System Design

System Design Fundamentals

The core principles behind building scalable, reliable, and maintainable distributed systems -- from requirements gathering through resilience patterns.

01 / Requirements & Estimation

Start With the Right Questions

Every system design begins by splitting requirements into two buckets: what the system does (functional) and how well it does it (non-functional). Missing a non-functional requirement early can force a full re-architecture later.

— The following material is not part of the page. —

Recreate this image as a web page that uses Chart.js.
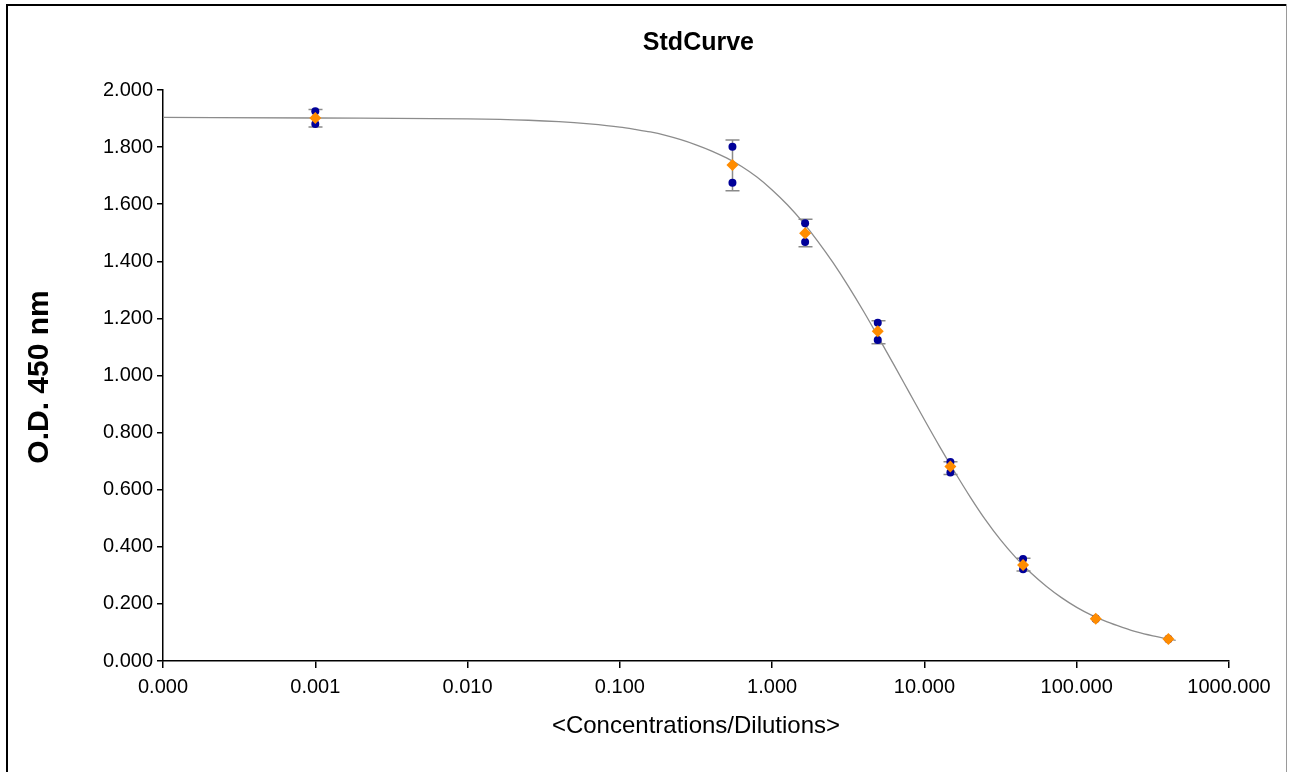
<!DOCTYPE html>
<html>
<head>
<meta charset="utf-8">
<script src="https://cdn.jsdelivr.net/npm/chart.js@4"></script>
<style>
  html, body { margin: 0; padding: 0; background: #fff; }
  #wrap { width: 1291px; height: 772px; }
</style>
</head>
<body>
<div id="wrap"><canvas id="chart" width="1291" height="772"></canvas></div>
<script>
// standards: 3-fold dilution series, two replicates each
const concentrations = [0.001, 0.5487, 1.646, 4.938, 14.81, 44.44, 133.3, 400];
const rep1 = [1.926, 1.801, 1.533, 1.185, 0.697, 0.357, 0.149, 0.078];
const rep2 = [1.881, 1.675, 1.468, 1.124, 0.660, 0.321, 0.147, 0.076];
const means = [1.902, 1.737, 1.498, 1.155, 0.681, 0.336, 0.148, 0.077];
const errHigh = [1.932, 1.825, 1.547, 1.192, 0.698, 0.360, null, null];
const errLow = [1.870, 1.647, 1.451, 1.111, 0.653, 0.315, null, null];

// fitted curve
const curveX = [0.0001, 0.001, 0.01, 0.02512, 0.03981, 0.0631, 0.1, 0.1259, 0.1585, 0.1995,
                0.2512, 0.3162, 0.3981, 0.5012, 0.631, 0.7943, 1, 1.259, 1.585, 1.995,
                2.512, 3.162, 3.981, 5.012, 6.31, 7.943, 10, 12.59, 15.85, 19.95,
                25.12, 31.62, 39.81, 50.12, 63.1, 79.43, 100, 125.9, 158.5, 199.5,
                251.2, 316.2, 398.1, 446.7];
const curveY = [1.904, 1.902, 1.899, 1.894, 1.889, 1.881, 1.870, 1.862, 1.853, 1.841,
                1.826, 1.808, 1.787, 1.762, 1.732, 1.695, 1.650, 1.598, 1.538, 1.470,
                1.395, 1.313, 1.225, 1.132, 1.037, 0.941, 0.845, 0.751, 0.661, 0.575,
                0.495, 0.424, 0.362, 0.308, 0.262, 0.222, 0.188, 0.160, 0.137, 0.118,
                0.101, 0.088, 0.077, 0.072];

const xTicks = [0.0001, 0.001, 0.01, 0.1, 1, 10, 100, 1000];

const toPts = (xs, ys) => xs.map((x, i) => ({ x: x, y: ys[i] })).filter(p => p.y !== null);

const FONT = "'Liberation Sans', Arial, sans-serif";

// error bars, drawn under the markers
const errorBars = {
    id: 'errorBars',
    beforeDatasetsDraw(chart) {
        const { ctx, scales: { x, y } } = chart;
        ctx.save();
        ctx.strokeStyle = '#8a8a8a';
        ctx.lineWidth = 1.5;
        concentrations.forEach((c, i) => {
            if (errHigh[i] === null) return;
            const px = Math.round(x.getPixelForValue(c)) + 0.5;
            const yt = y.getPixelForValue(errHigh[i]);
            const yb = y.getPixelForValue(errLow[i]);
            ctx.beginPath();
            ctx.moveTo(px, yt); ctx.lineTo(px, yb);
            ctx.moveTo(px - 7, yt); ctx.lineTo(px + 7, yt);
            ctx.moveTo(px - 7, yb); ctx.lineTo(px + 7, yb);
            ctx.stroke();
        });
        ctx.restore();
    }
};

// titles and outer frame
const decorations = {
    id: 'decorations',
    afterDraw(chart) {
        const ctx = chart.ctx;
        ctx.save();
        ctx.fillStyle = '#000';
        ctx.textBaseline = 'middle';

        ctx.font = 'bold 25px ' + FONT;
        ctx.textAlign = 'right';
        ctx.fillText('StdCurve', 754, 43);

        ctx.font = '24px ' + FONT;
        ctx.textAlign = 'center';
        ctx.fillText('<Concentrations/Dilutions>', 696, 726);

        ctx.translate(40, 377);
        ctx.rotate(-Math.PI / 2);
        ctx.font = 'bold 30px ' + FONT;
        ctx.fillText('O.D. 450 nm', 0, 0);
        ctx.restore();

        ctx.save();
        ctx.fillStyle = '#000';
        ctx.fillRect(6, 4, 2, 768);
        ctx.fillRect(6, 4, 1281, 2);
        ctx.fillStyle = '#9a9a9a';
        ctx.fillRect(1286, 4, 1, 768);
        ctx.restore();
    }
};

new Chart(document.getElementById('chart'), {
    type: 'scatter',
    data: {
        datasets: [
            {
                label: 'Mean',
                data: toPts(concentrations, means),
                pointStyle: 'rectRot',
                pointRadius: 6,
                backgroundColor: '#FF8C00',
                borderColor: '#FF8C00',
                borderWidth: 0,
                order: 0
            },
            {
                label: 'Replicate 1',
                data: toPts(concentrations, rep1),
                pointRadius: 4,
                backgroundColor: '#000099',
                borderColor: '#000099',
                borderWidth: 0,
                order: 1
            },
            {
                label: 'Replicate 2',
                data: toPts(concentrations, rep2),
                pointRadius: 4,
                backgroundColor: '#000099',
                borderColor: '#000099',
                borderWidth: 0,
                order: 1
            },
            {
                label: 'Fit',
                data: toPts(curveX, curveY),
                showLine: true,
                pointRadius: 0,
                borderColor: '#8c8c8c',
                borderWidth: 1.3,
                cubicInterpolationMode: 'monotone',
                order: 2
            }
        ]
    },
    options: {
        responsive: false,
        animation: false,
        layout: { padding: { left: 0, right: 62, top: 90, bottom: 0 } },
        plugins: {
            legend: { display: false },
            title: { display: false },
            tooltip: { enabled: false }
        },
        scales: {
            x: {
                type: 'logarithmic',
                min: 0.0001,
                max: 1000,
                afterBuildTicks: (scale) => { scale.ticks = xTicks.map(v => ({ value: v })); },
                afterFit: (scale) => { scale.height = 111; },
                border: { color: '#000', width: 1.5 },
                grid: { drawOnChartArea: false, drawTicks: true, tickLength: 7, color: '#000', lineWidth: 1.5 },
                ticks: {
                    color: '#000',
                    font: { family: FONT, size: 20 },
                    padding: 7,
                    maxRotation: 0,
                    autoSkip: false,
                    callback: (v) => Number(v).toFixed(3)
                }
            },
            y: {
                min: 0,
                max: 2,
                afterFit: (scale) => { scale.width = 163; },
                border: { color: '#000', width: 1.5 },
                grid: { drawOnChartArea: false, drawTicks: true, tickLength: 6, color: '#000', lineWidth: 1.5 },
                ticks: {
                    stepSize: 0.2,
                    color: '#000',
                    font: { family: FONT, size: 20 },
                    padding: 4,
                    callback: (v) => Number(v).toFixed(3)
                }
            }
        }
    },
    plugins: [errorBars, decorations]
});
</script>
</body>
</html>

Functional vs Non-Functional

Functional requirements describe user-visible behavior: "users can upload photos," "the feed shows posts in reverse-chronological order." Non-functional requirements (NFRs) describe quality attributes: latency, throughput, availability, durability, consistency, and security.

Key Insight
NFRs drive architectural decisions more than features do. A chat app needing 50ms delivery latency leads to a fundamentally different design than one tolerating 5 seconds.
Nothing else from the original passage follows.